In an interview with Automotive News, Jeep CEO, Mike Manley, said the brand found over 19,000 new homes for the Wrangler in the US during May and these weren’t "people who just want to go off-roading”.
He followed up by asking, "Why would, for example, somebody else's SUV that's really an on-road 'soft' SUV not be for me a genuine target for Wrangler?”
Perhaps to allay the fears of Jeep fans, Manley did insist that “one thing that we will not do is dilute what Wrangler stands for”.
The next iteration of the Jeep Wrangler is expected to launch in 2017, which is when new stricter corporate average fuel economy (CAFE) regulations come into effect in the US.
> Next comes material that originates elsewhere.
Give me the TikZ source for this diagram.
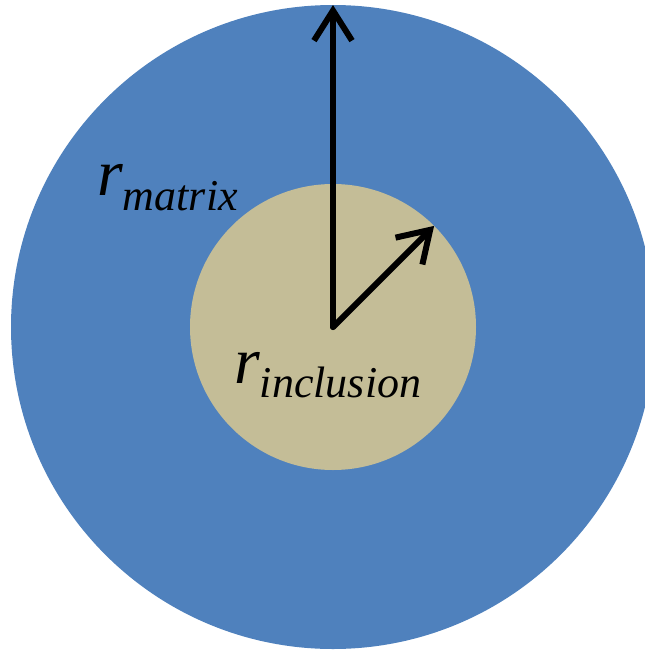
\documentclass[tikz,border=0pt]{standalone}
\usepackage{fontspec}
\setmainfont{Liberation Serif}
\usetikzlibrary{arrows.meta}
\definecolor{matrixblue}{HTML}{4F81BD}
\definecolor{inclusiontan}{HTML}{C4BD97}

\begin{document}
\begin{tikzpicture}[
    x=1pt, y=-1pt,
    disc/.style={circle, inner sep=0pt, outer sep=0pt},
    radius arrow/.style={-{Straight Barb[length=30pt,width=38pt]},
                         line width=6pt, line cap=round, line join=round},
    symbol/.style={anchor=base west, inner sep=0pt, font=\itshape}
  ]
  \clip (0,0) rectangle (645,651);

  %% matrix and inclusion
  \node[disc, fill=matrixblue, minimum size=644pt] (matrix) at (333,327) {};
  \node[disc, fill=inclusiontan, minimum size=286pt] (inclusion) at (333,327) {};

  %% radii
  \draw[radius arrow] (inclusion.center) -- (matrix.north);
  \draw[radius arrow] (inclusion.center) -- (inclusion.45);

  %% labels
  \node[symbol] (rmatrix) at (97,195)
        {\fontsize{66}{66}\selectfont r\fontsize{44}{44}\selectfont\raisebox{-15pt}{matrix}};
  \node[symbol] (rinclusion) at (234,383)
        {\fontsize{66}{66}\selectfont r\fontsize{44}{44}\selectfont\raisebox{-14pt}{inclusion}};
\end{tikzpicture}
\end{document}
One way to improve fuel economy is to decrease the car’s mass and with the current Wrangler weighing at least 1741kg, there’s a lot of scope for improvement. A possibility that Sergio Marchionne, Fiat Chrysler's CEO, hinted at in May was that the next Wrangler may have an aluminium body.
The company could also replace the current Wrangler’s five-speed automatic transmission with the eight-speed unit found in the Grand Cherokee. That gearbox unfortunately doesn’t fit in the current-generation vehicle.
It’s unclear whether the next Wrangler will be available with solid front and rear axles. These solid axles are an asset for the Wrangler on tricky off-road jaunts, but are heavy and impact on the car’s fuel economy. They’re also responsible for the car’s less polished on-road manners.